● **Exercise aim**
Go through the listing and set it down exactly, leaving out its pictures.
========
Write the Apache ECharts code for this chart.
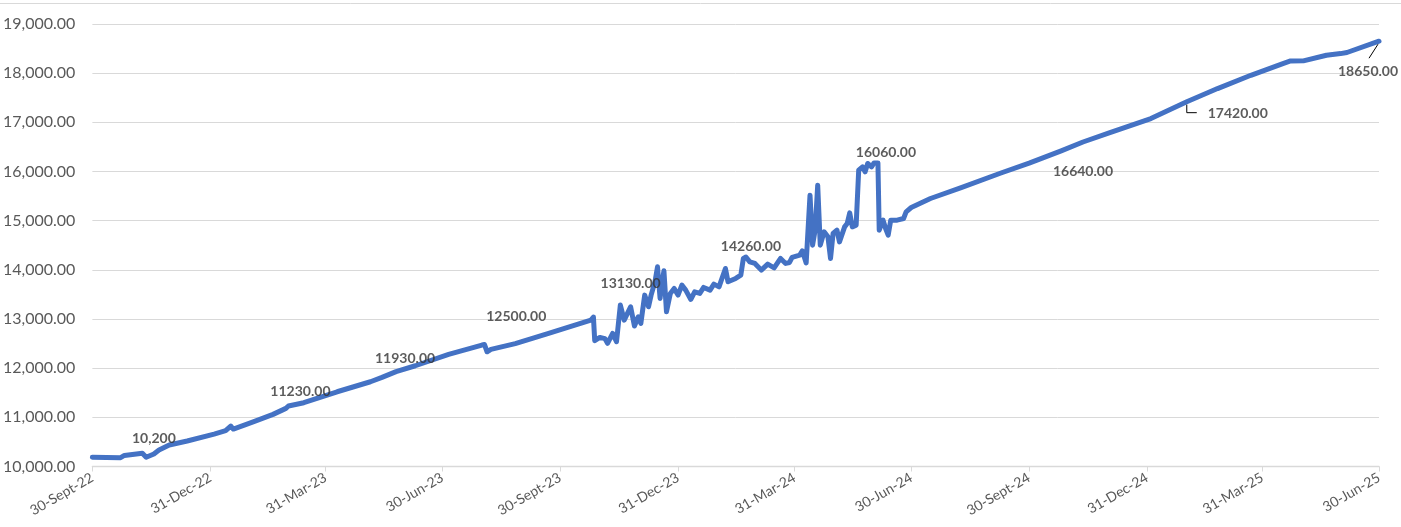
<!DOCTYPE html>
<html>
<head>
<meta charset="utf-8">
<script src="https://cdn.jsdelivr.net/npm/echarts@6/dist/echarts.min.js"></script>
<style>
html,body{margin:0;padding:0;background:#fff;}
#c{width:1401px;height:527px;}
</style>
</head>
<body>
<div id="c"></div>
<script>
// ---- data ----
const dates = [
'2022-09-30','2022-10-22','2022-10-25','2022-10-26','2022-11-08','2022-11-11','2022-11-17','2022-11-21','2022-11-29','2022-12-13',
'2023-01-03','2023-01-12','2023-01-16','2023-01-18','2023-02-03','2023-02-18','2023-02-28','2023-03-02','2023-03-14','2023-04-09',
'2023-05-05','2023-05-14','2023-05-25','2023-06-09','2023-07-05','2023-07-31','2023-08-02','2023-08-04','2023-08-07','2023-08-26',
'2023-09-21','2023-10-24','2023-10-26','2023-10-27','2023-10-31','2023-11-04','2023-11-06','2023-11-10','2023-11-13','2023-11-16',
'2023-11-19','2023-11-24','2023-11-27','2023-11-30','2023-12-02','2023-12-05','2023-12-08','2023-12-10','2023-12-13','2023-12-15',
'2023-12-17','2023-12-18','2023-12-20','2023-12-22','2023-12-25','2023-12-28','2023-12-31','2024-01-03','2024-01-06','2024-01-10',
'2024-01-13','2024-01-17','2024-01-20','2024-01-25','2024-01-28','2024-02-01','2024-02-06','2024-02-08','2024-02-14','2024-02-18',
'2024-02-20','2024-02-22','2024-02-25','2024-02-29','2024-03-05','2024-03-10','2024-03-15','2024-03-20','2024-03-24','2024-03-27',
'2024-03-29','2024-04-04','2024-04-06','2024-04-09','2024-04-10','2024-04-12','2024-04-14','2024-04-16','2024-04-18','2024-04-20',
'2024-04-23','2024-04-26','2024-04-28','2024-04-30','2024-05-03','2024-05-05','2024-05-09','2024-05-11','2024-05-13','2024-05-15',
'2024-05-18','2024-05-20','2024-05-23','2024-05-25','2024-05-27','2024-05-30','2024-06-01','2024-06-04','2024-06-05','2024-06-08',
'2024-06-10','2024-06-12','2024-06-14','2024-06-19','2024-06-24','2024-06-26','2024-06-30','2024-07-15','2024-08-08','2024-09-08',
'2024-09-30','2024-10-25','2024-11-11','2024-12-02','2025-01-03','2025-01-31','2025-02-24','2025-03-22','2025-04-16','2025-04-22',
'2025-05-02','2025-05-20','2025-05-31','2025-06-05','2025-06-30'
];
const values = [
10190,10180,10225,10185,10268,10187,10254,10335,10437,10518,
10660,10728,10823,10762,10911,11060,11182,11230,11297,11520,
11724,11813,11930,12049,12280,12470,12480,12333,12382,12500,
12707,12978,13040,12560,12626,12600,12504,12707,12537,13283,
12978,13248,12856,13045,12910,13486,13248,13486,13756,14061,
13419,13650,13980,13146,13520,13622,13486,13689,13587,13398,
13553,13520,13642,13587,13709,13654,14028,13756,13825,13892,
14232,14260,14163,14130,13994,14116,14041,14232,14130,14150,
14252,14299,14386,14140,14604,15518,14502,14807,15722,14502,
14772,14671,14232,14739,14807,14569,14874,14942,15159,14874,
14909,16026,16093,15992,16163,16093,16175,16175,14807,15010,
14840,14705,15010,15010,15044,15179,15268,15451,15670,15970,
16170,16420,16600,16790,17077,17420,17687,17957,18195,18248,
18250,18364,18398,18420,18650
];
const labelDates = ['2022-11-17','2023-03-02','2023-05-25','2023-08-26','2023-11-24','2024-02-22','2024-06-04','2024-11-11','2025-01-31','2025-06-30'];
const labelTexts = ['10,200','11230.00','11930.00','12500.00','13130.00','14260.00','16060.00','16640.00','17420.00','18650.00'];
const tickDates = ['2022-09-30','2022-12-31','2023-03-31','2023-06-30','2023-09-30','2023-12-31','2024-03-31','2024-06-30','2024-09-30','2024-12-31','2025-03-31','2025-06-30'];
const tickLabels = ['30-Sept-22','31-Dec-22','31-Mar-23','30-Jun-23','30-Sept-23','31-Dec-23','31-Mar-24','30-Jun-24','30-Sept-24','31-Dec-24','31-Mar-25','30-Jun-25'];
const yMin = 10000, yMax = 19000, yStep = 1000;

// ---- layout (not data) ----
const labelOffsets = [[0,-16],[12,-15],[9,-13],[1,-27],[0,-23],[5,-11],[8,-10],[0,29],[51,12],[-11,30]];

function parseDay(s){ const p = s.split('-').map(Number); return Date.UTC(p[0], p[1]-1, p[2]); }
const tickTs = tickDates.map(parseDay);
const lineData = dates.map((d,i)=>[parseDay(d), values[i]]);
const labelData = labelDates.map((d,i)=>{
  const idx = dates.indexOf(d);
  return {
    value:[parseDay(d), values[idx]],
    label:{show:true, formatter: labelTexts[i], offset: labelOffsets[i]}
  };
});

const font = 'Lato, "Open Sans", sans-serif';
const chart = echarts.init(document.getElementById('c'), null, {renderer:'canvas'});
const option = {
  animation:false,
  grid:{left:90, right:22, top:24, bottom:60.5, containLabel:false},
  xAxis:{
    type:'value',
    min: tickTs[0], max: tickTs[tickTs.length-1],
    axisLine:{show:true, onZero:false, lineStyle:{color:'#d9d9d9', width:1.3}},
    axisTick:{show:true, length:5, lineStyle:{color:'#d9d9d9'}, customValues: tickTs},
    axisLabel:{
      customValues: tickTs,
      rotate:30, margin:10,
      color:'#595959', fontFamily:font, fontSize:14,
      formatter:function(v){ const i = tickTs.indexOf(v); return i>=0 ? tickLabels[i] : ''; }
    },
    splitLine:{show:false}
  },
  yAxis:{
    type:'value', min:yMin, max:yMax, interval:yStep,
    axisLine:{show:false}, axisTick:{show:false},
    axisLabel:{
      color:'#595959', fontFamily:font, fontSize:16, margin:17,
      formatter:function(v){ return v.toLocaleString('en-US',{minimumFractionDigits:2, maximumFractionDigits:2}); }
    },
    splitLine:{lineStyle:{color:'#d9d9d9', width:1}}
  },
  series:[
    {
      type:'line', data: lineData, showSymbol:false, symbol:'none',
      lineStyle:{color:'#4472C4', width:5, join:'round', cap:'round'},
      z:2
    },
    {
      type:'scatter', data: labelData, symbolSize:0, z:3,
      label:{show:true, position:'inside', color:'#333333', fontFamily:font, fontSize:14, fontWeight:'bold'}
    }
  ]
};
chart.setOption(option);

// leader lines for two labels, anchored on data points via the chart's scales
function px(d){ const i = dates.indexOf(d); return chart.convertToPixel({seriesIndex:0}, [parseDay(d), values[i]]); }
const p1 = px('2025-01-31');
const p2 = px('2025-06-30');
chart.setOption({graphic:[
  {type:'line', shape:{x1:0,y1:3.5,x2:1401,y2:3.5}, style:{stroke:'#d9d9d9', lineWidth:1}},
  {type:'polyline', shape:{points:[[p1[0],p1[1]+3],[p1[0],p1[1]+11],[p1[0]+10,p1[1]+11]]}, style:{stroke:'#000', lineWidth:1, fill:null}, z:10},
  {type:'line', shape:{x1:p2[0]-1,y1:p2[1]+3,x2:p2[0]-10,y2:p2[1]+17}, style:{stroke:'#000', lineWidth:1}, z:10}
]});
</script>
</body>
</html>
========
● **Worked solution**
Write the Apache ECharts code for this chart.
<!DOCTYPE html>
<html>
<head>
<meta charset="utf-8">
<script src="https://cdn.jsdelivr.net/npm/echarts@6/dist/echarts.min.js"></script>
<style>
html,body{margin:0;padding:0;background:#fff;}
#c{width:1401px;height:527px;}
</style>
</head>
<body>
<div id="c"></div>
<script>
// ---- data ----
const dates = [
'2022-09-30','2022-10-22','2022-10-25','2022-10-26','2022-11-08','2022-11-11','2022-11-17','2022-11-21','2022-11-29','2022-12-13',
'2023-01-03','2023-01-12','2023-01-16','2023-01-18','2023-02-03','2023-02-18','2023-02-28','2023-03-02','2023-03-14','2023-04-09',
'2023-05-05','2023-05-14','2023-05-25','2023-06-09','2023-07-05','2023-07-31','2023-08-02','2023-08-04','2023-08-07','2023-08-26',
'2023-09-21','2023-10-24','2023-10-26','2023-10-27','2023-10-31','2023-11-04','2023-11-06','2023-11-10','2023-11-13','2023-11-16',
'2023-11-19','2023-11-24','2023-11-27','2023-11-30','2023-12-02','2023-12-05','2023-12-08','2023-12-10','2023-12-13','2023-12-15',
'2023-12-17','2023-12-18','2023-12-20','2023-12-22','2023-12-25','2023-12-28','2023-12-31','2024-01-03','2024-01-06','2024-01-10',
'2024-01-13','2024-01-17','2024-01-20','2024-01-25','2024-01-28','2024-02-01','2024-02-06','2024-02-08','2024-02-14','2024-02-18',
'2024-02-20','2024-02-22','2024-02-25','2024-02-29','2024-03-05','2024-03-10','2024-03-15','2024-03-20','2024-03-24','2024-03-27',
'2024-03-29','2024-04-04','2024-04-06','2024-04-09','2024-04-10','2024-04-12','2024-04-14','2024-04-16','2024-04-18','2024-04-20',
'2024-04-23','2024-04-26','2024-04-28','2024-04-30','2024-05-03','2024-05-05','2024-05-09','2024-05-11','2024-05-13','2024-05-15',
'2024-05-18','2024-05-20','2024-05-23','2024-05-25','2024-05-27','2024-05-30','2024-06-01','2024-06-04','2024-06-05','2024-06-08',
'2024-06-10','2024-06-12','2024-06-14','2024-06-19','2024-06-24','2024-06-26','2024-06-30','2024-07-15','2024-08-08','2024-09-08',
'2024-09-30','2024-10-25','2024-11-11','2024-12-02','2025-01-03','2025-01-31','2025-02-24','2025-03-22','2025-04-16','2025-04-22',
'2025-05-02','2025-05-20','2025-05-31','2025-06-05','2025-06-30'
];
const values = [
10190,10180,10225,10185,10268,10187,10254,10335,10437,10518,
10660,10728,10823,10762,10911,11060,11182,11230,11297,11520,
11724,11813,11930,12049,12280,12470,12480,12333,12382,12500,
12707,12978,13040,12560,12626,12600,12504,12707,12537,13283,
12978,13248,12856,13045,12910,13486,13248,13486,13756,14061,
13419,13650,13980,13146,13520,13622,13486,13689,13587,13398,
13553,13520,13642,13587,13709,13654,14028,13756,13825,13892,
14232,14260,14163,14130,13994,14116,14041,14232,14130,14150,
14252,14299,14386,14140,14604,15518,14502,14807,15722,14502,
14772,14671,14232,14739,14807,14569,14874,14942,15159,14874,
14909,16026,16093,15992,16163,16093,16175,16175,14807,15010,
14840,14705,15010,15010,15044,15179,15268,15451,15670,15970,
16170,16420,16600,16790,17077,17420,17687,17957,18195,18248,
18250,18364,18398,18420,18650
];
const labelDates = ['2022-11-17','2023-03-02','2023-05-25','2023-08-26','2023-11-24','2024-02-22','2024-06-04','2024-11-11','2025-01-31','2025-06-30'];
const labelTexts = ['10,200','11230.00','11930.00','12500.00','13130.00','14260.00','16060.00','16640.00','17420.00','18650.00'];
const tickDates = ['2022-09-30','2022-12-31','2023-03-31','2023-06-30','2023-09-30','2023-12-31','2024-03-31','2024-06-30','2024-09-30','2024-12-31','2025-03-31','2025-06-30'];
const tickLabels = ['30-Sept-22','31-Dec-22','31-Mar-23','30-Jun-23','30-Sept-23','31-Dec-23','31-Mar-24','30-Jun-24','30-Sept-24','31-Dec-24','31-Mar-25','30-Jun-25'];
const yMin = 10000, yMax = 19000, yStep = 1000;

// ---- layout (not data) ----
const labelOffsets = [[0,-16],[12,-15],[9,-13],[1,-27],[0,-23],[5,-11],[8,-10],[0,29],[51,12],[-11,30]];

function parseDay(s){ const p = s.split('-').map(Number); return Date.UTC(p[0], p[1]-1, p[2]); }
const tickTs = tickDates.map(parseDay);
const lineData = dates.map((d,i)=>[parseDay(d), values[i]]);
const labelData = labelDates.map((d,i)=>{
  const idx = dates.indexOf(d);
  return {
    value:[parseDay(d), values[idx]],
    label:{show:true, formatter: labelTexts[i], offset: labelOffsets[i]}
  };
});

const font = 'Lato, "Open Sans", sans-serif';
const chart = echarts.init(document.getElementById('c'), null, {renderer:'canvas'});
const option = {
  animation:false,
  grid:{left:90, right:22, top:24, bottom:60.5, containLabel:false},
  xAxis:{
    type:'value',
    min: tickTs[0], max: tickTs[tickTs.length-1],
    axisLine:{show:true, onZero:false, lineStyle:{color:'#d9d9d9', width:1.3}},
    axisTick:{show:true, length:5, lineStyle:{color:'#d9d9d9'}, customValues: tickTs},
    axisLabel:{
      customValues: tickTs,
      rotate:30, margin:10,
      color:'#595959', fontFamily:font, fontSize:14,
      formatter:function(v){ const i = tickTs.indexOf(v); return i>=0 ? tickLabels[i] : ''; }
    },
    splitLine:{show:false}
  },
  yAxis:{
    type:'value', min:yMin, max:yMax, interval:yStep,
    axisLine:{show:false}, axisTick:{show:false},
    axisLabel:{
      color:'#595959', fontFamily:font, fontSize:16, margin:17,
      formatter:function(v){ return v.toLocaleString('en-US',{minimumFractionDigits:2, maximumFractionDigits:2}); }
    },
    splitLine:{lineStyle:{color:'#d9d9d9', width:1}}
  },
  series:[
    {
      type:'line', data: lineData, showSymbol:false, symbol:'none',
      lineStyle:{color:'#4472C4', width:5, join:'round', cap:'round'},
      z:2
    },
    {
      type:'scatter', data: labelData, symbolSize:0, z:3,
      label:{show:true, position:'inside', color:'#333333', fontFamily:font, fontSize:14, fontWeight:'bold'}
    }
  ]
};
chart.setOption(option);

// leader lines for two labels, anchored on data points via the chart's scales
function px(d){ const i = dates.indexOf(d); return chart.convertToPixel({seriesIndex:0}, [parseDay(d), values[i]]); }
const p1 = px('2025-01-31');
const p2 = px('2025-06-30');
chart.setOption({graphic:[
  {type:'line', shape:{x1:0,y1:3.5,x2:1401,y2:3.5}, style:{stroke:'#d9d9d9', lineWidth:1}},
  {type:'polyline', shape:{points:[[p1[0],p1[1]+3],[p1[0],p1[1]+11],[p1[0]+10,p1[1]+11]]}, style:{stroke:'#000', lineWidth:1, fill:null}, z:10},
  {type:'line', shape:{x1:p2[0]-1,y1:p2[1]+3,x2:p2[0]-10,y2:p2[1]+17}, style:{stroke:'#000', lineWidth:1}, z:10}
]});
</script>
</body>
</html>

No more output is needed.